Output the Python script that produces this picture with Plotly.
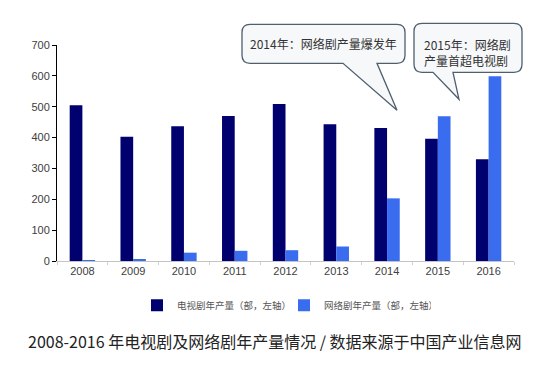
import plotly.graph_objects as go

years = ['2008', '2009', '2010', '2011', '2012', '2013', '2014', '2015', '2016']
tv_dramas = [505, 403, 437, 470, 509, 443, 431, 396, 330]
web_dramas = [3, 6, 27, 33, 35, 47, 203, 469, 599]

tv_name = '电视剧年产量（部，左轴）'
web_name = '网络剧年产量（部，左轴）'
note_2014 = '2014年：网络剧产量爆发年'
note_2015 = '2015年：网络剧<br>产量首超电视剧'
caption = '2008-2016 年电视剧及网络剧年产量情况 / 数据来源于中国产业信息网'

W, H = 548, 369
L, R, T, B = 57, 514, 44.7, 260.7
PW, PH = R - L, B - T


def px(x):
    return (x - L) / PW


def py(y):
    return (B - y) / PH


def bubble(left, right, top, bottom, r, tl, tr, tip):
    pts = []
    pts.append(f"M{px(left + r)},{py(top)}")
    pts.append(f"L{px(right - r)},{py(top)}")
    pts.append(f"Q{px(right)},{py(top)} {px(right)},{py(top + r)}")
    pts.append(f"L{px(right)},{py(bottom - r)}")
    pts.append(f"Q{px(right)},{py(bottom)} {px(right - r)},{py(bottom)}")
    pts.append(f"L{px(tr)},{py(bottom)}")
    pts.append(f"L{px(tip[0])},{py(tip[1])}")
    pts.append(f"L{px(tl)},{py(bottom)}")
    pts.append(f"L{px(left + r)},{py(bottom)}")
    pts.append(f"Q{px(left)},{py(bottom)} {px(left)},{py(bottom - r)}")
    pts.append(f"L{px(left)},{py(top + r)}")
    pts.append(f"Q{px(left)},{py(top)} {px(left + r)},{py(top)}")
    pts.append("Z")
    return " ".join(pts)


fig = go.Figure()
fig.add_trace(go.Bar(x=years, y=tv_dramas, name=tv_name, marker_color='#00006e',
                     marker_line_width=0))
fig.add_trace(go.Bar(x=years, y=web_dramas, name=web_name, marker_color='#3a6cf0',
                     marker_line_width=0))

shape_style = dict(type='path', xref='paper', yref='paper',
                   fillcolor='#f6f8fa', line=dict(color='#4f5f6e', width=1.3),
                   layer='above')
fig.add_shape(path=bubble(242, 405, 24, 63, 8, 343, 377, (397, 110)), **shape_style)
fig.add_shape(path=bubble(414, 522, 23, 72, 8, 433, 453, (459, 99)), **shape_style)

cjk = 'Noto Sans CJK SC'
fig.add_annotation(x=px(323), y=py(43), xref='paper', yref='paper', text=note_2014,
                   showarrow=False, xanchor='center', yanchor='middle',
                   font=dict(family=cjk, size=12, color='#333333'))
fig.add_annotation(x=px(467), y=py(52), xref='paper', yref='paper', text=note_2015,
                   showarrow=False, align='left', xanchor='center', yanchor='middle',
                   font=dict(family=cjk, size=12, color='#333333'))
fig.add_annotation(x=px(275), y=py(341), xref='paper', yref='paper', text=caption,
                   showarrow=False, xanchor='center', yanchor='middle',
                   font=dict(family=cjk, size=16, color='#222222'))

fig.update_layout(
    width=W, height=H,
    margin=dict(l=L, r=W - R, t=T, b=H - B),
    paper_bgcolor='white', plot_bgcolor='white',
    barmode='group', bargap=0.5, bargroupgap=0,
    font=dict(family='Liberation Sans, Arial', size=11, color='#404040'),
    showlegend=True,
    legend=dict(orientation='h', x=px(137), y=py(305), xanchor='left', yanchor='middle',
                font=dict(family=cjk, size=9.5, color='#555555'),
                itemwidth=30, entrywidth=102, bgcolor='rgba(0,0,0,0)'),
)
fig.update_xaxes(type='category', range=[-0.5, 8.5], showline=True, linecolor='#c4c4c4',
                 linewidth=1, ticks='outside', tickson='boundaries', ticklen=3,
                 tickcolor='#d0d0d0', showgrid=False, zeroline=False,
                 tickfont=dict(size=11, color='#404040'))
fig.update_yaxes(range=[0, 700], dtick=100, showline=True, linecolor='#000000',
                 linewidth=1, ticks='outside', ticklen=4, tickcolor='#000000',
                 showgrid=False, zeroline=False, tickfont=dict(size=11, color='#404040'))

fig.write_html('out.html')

==

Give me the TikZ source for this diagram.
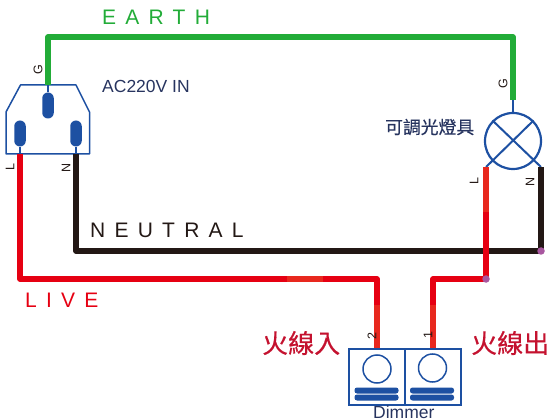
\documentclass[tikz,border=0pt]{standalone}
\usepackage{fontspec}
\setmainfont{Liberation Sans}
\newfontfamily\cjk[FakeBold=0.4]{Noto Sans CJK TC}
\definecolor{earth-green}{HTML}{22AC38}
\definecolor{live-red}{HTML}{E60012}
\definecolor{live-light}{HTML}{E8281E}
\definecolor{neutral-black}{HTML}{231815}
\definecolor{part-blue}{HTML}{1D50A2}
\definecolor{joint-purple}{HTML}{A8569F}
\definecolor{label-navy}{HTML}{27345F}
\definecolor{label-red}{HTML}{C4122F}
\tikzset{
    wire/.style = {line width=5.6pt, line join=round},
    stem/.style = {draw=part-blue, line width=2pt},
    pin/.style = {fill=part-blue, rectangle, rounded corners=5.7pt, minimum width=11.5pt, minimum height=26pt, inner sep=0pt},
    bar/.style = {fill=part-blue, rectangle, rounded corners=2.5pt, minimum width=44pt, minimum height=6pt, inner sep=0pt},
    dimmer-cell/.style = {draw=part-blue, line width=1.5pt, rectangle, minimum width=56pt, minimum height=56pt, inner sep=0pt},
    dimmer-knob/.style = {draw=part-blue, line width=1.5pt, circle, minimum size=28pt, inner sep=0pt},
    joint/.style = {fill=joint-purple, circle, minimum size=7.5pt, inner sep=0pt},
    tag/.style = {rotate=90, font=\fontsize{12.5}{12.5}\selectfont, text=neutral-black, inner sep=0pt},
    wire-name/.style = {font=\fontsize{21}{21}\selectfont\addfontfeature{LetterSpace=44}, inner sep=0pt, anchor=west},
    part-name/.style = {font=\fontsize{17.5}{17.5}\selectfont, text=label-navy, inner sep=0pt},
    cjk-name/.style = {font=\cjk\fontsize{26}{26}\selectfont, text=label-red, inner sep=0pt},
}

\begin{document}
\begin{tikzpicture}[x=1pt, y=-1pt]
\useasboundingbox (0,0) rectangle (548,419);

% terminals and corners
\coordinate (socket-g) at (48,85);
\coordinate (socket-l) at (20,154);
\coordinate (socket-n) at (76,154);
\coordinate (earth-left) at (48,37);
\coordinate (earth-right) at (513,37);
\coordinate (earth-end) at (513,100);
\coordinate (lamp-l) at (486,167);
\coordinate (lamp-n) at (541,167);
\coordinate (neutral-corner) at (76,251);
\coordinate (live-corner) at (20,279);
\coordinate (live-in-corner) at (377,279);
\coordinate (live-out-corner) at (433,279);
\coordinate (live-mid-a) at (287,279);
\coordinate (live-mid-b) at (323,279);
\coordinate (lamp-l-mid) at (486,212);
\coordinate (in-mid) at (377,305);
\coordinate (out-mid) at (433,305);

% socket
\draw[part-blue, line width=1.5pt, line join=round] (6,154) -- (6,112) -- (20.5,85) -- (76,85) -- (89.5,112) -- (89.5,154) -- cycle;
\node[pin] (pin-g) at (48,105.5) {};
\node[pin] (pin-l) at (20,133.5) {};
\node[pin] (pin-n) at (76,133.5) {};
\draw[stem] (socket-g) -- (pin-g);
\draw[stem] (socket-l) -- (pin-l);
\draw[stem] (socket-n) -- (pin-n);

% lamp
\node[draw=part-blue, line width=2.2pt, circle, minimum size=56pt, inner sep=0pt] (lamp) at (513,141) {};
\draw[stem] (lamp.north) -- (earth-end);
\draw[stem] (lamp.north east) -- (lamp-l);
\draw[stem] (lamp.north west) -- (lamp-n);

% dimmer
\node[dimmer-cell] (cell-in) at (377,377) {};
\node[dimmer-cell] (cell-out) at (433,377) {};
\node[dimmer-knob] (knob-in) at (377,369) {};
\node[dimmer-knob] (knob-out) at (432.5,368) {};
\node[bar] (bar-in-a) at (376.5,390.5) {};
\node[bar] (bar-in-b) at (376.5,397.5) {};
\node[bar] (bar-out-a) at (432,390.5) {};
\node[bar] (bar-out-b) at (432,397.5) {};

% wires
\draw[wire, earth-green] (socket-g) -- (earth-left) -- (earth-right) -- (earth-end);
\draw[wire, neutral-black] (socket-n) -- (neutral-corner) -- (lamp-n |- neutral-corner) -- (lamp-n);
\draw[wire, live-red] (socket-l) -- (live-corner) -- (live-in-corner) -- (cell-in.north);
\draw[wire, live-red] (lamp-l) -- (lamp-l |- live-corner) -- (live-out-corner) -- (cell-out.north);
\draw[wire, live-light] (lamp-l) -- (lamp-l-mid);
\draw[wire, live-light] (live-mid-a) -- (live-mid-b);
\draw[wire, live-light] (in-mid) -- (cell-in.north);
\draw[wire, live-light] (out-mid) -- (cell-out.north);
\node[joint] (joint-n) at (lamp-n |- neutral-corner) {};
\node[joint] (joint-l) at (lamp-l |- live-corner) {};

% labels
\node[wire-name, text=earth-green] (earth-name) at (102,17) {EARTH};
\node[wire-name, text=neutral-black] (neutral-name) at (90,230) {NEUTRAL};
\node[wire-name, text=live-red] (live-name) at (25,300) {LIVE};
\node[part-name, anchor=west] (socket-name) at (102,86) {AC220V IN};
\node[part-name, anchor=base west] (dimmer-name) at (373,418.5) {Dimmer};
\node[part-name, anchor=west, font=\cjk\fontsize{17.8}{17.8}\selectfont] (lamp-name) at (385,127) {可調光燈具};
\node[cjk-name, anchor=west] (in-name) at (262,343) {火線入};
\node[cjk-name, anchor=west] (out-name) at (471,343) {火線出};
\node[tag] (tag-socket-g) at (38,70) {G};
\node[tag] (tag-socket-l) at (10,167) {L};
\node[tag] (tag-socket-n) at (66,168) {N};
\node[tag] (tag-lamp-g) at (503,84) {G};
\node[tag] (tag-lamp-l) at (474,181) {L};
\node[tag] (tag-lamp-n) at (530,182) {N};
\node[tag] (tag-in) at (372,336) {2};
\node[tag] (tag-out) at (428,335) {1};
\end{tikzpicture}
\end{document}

WORK INSTRUCTIONS: From the records above, copy exactly the lines starting at the one with "Output the Python" and ending at the one with "return (B - y) / PH", and no others. Pictures stay out.

TASK OUTPUT:
Output the Python script that produces this picture with Plotly.
import plotly.graph_objects as go

years = ['2008', '2009', '2010', '2011', '2012', '2013', '2014', '2015', '2016']
tv_dramas = [505, 403, 437, 470, 509, 443, 431, 396, 330]
web_dramas = [3, 6, 27, 33, 35, 47, 203, 469, 599]

tv_name = '电视剧年产量（部，左轴）'
web_name = '网络剧年产量（部，左轴）'
note_2014 = '2014年：网络剧产量爆发年'
note_2015 = '2015年：网络剧<br>产量首超电视剧'
caption = '2008-2016 年电视剧及网络剧年产量情况 / 数据来源于中国产业信息网'

W, H = 548, 369
L, R, T, B = 57, 514, 44.7, 260.7
PW, PH = R - L, B - T


def px(x):
    return (x - L) / PW


def py(y):
    return (B - y) / PH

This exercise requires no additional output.